Allow me to contrast my first visit to England with my first trip to South America. In those days before the flowering of magical realism, I knew no centuries-old ghosts to travel with. There was one recent one.
There was One Hundred Years of Solitude by Gabriel Garcia Marquez. He is Colombian. Let me read you a short paragraph from an interview with him that appeared on July 16, 1978 in the New York Times Book Review.
Do you know that nowadays hundreds of people are visiting Aracataca, Colombia, which is the setting of One Hundred Years of Solitude? All sorts of people, including American scholars, come because they want to see the actual house, the actual tree and so forth mentioned in the novel. Now the local children, who know nothing about the book but who are eager to cash in on it, run up to the visitors and say, “For five centavos I’ll show you the house,” and then they lead the tourist off to any old house or any old tree and pretend it’s the one from the novel.

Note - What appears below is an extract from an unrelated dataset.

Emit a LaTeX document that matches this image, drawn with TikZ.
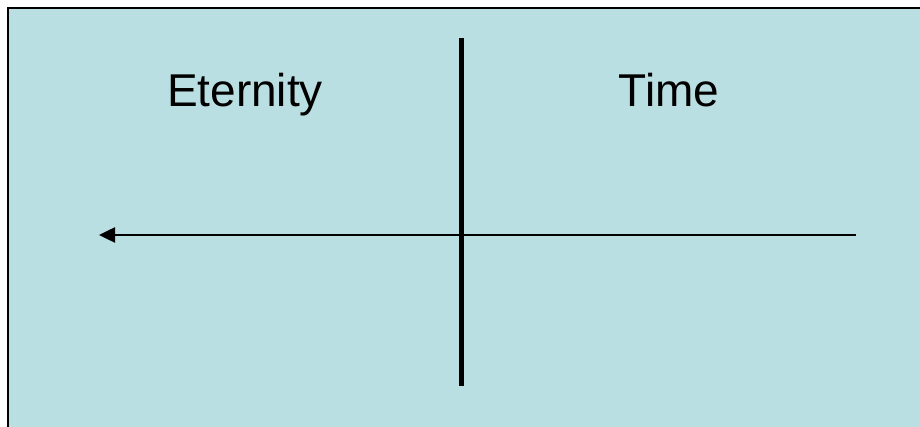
\documentclass[tikz,border=0pt]{standalone}
\usepackage{fontspec}
\setmainfont{Liberation Sans}
\usetikzlibrary{arrows.meta}
\definecolor{panelfill}{RGB}{186,223,227}
\begin{document}
\begin{tikzpicture}[x=1pt,y=-1pt,
  label/.style={font=\fontsize{46}{50}\selectfont, anchor=base, inner sep=0pt},
  divider/.style={line width=5pt},
  axis/.style={line width=2.5pt, -{Triangle[length=16pt,width=15pt]}}]
\useasboundingbox (0,0) rectangle (920,427);
\fill[panelfill] (8,8) rectangle (925,432);
\draw[line width=2pt] (8,432) -- (8,8) -- (925,8);
\node[label] (eternity) at (245,107) {Eternity};
\node[label] (time) at (669,107) {Time};
\coordinate (vtop) at (461,38);
\coordinate (vbot) at (461,386);
\coordinate (hright) at (856,235);
\coordinate (hleft) at (99,235);
\draw[divider] (vtop) -- (vbot);
\draw[axis] (hright) -- (hleft);
\end{tikzpicture}
\end{document}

Colombia has over four hundred thousand square miles, and England has fifty thousand. There is only one literary home in all of Colombia and that one is an agreed-upon myth, but in England, a person can hardly turn a corner without meeting someone from the literary home within us.
For that first trip to South America I missed bumping into people I’d met in the pages of a book. I missed having read books that would have given me a home away from home, books that would have prepared my imagination as it was prepared to go to Paris and find in the district that lies between the Latin Quarter and the Faubourg Saint-Marcel a certain lodging house
owned by Madame Vauquer. It stands at the lower end of the Rue Neuve-Sainte-Genevieve, at the place where the street makes a sharp drop toward the Rue de l’Arbalète … [T]hese streets huddled between the domes of the Val-de-Grace and the P
antheon …
Until I read Père Goriot, I didn’t know that Paris as well as Rome has a Pantheon. I went to see it. But not only it. I went to see the descendants of Eugene Rastignac and Madame Vauquer.
I have never been to Russia, but I know that when I go—if ever I do—I shall visit St. Petersburg, and part of me will not be there at all but will be in another century, and I shall travel with Anna Karenina and Vronsky (even though I do not like them very much), and I shall look over a bridge at the Neva River, and Raskolnikoff will be breathing over my shoulder.
We don’t like to walk alone.
Look at what happened to Vlad the Impaler. He was a Knight of the Dragon in the fifteenth century, a rather obscure knight, and then, at the end of the nineteenth century a rather obscure writer wrote a gothic novel about him and his castle. The writer was Bram Stoker, and the novel was Dracula. Look at what has happened since. The Romanian government has done to his castle in Transylvania what the children of Aracataca, Colombia, have done. They will show you the house, the castle, the staircase, the window, or anything else that Bram Stoker dreamed up.
I have never been able to get through James Joyce’s Ulysses, yet I found myself thrilled to read in the travel section of a Sunday issue of my local paper:
… Every June 16, Bloomsday, [Joyce’s] faithful fans from all over the world don Edwardian dress and retrace street by street Leopold Bloom’s odyssey about the city on that June Thursday in 1904. Along the way there are readings from the novel, restaurants offering “Bloom’s menue,” even a James Joyce look-alike contest.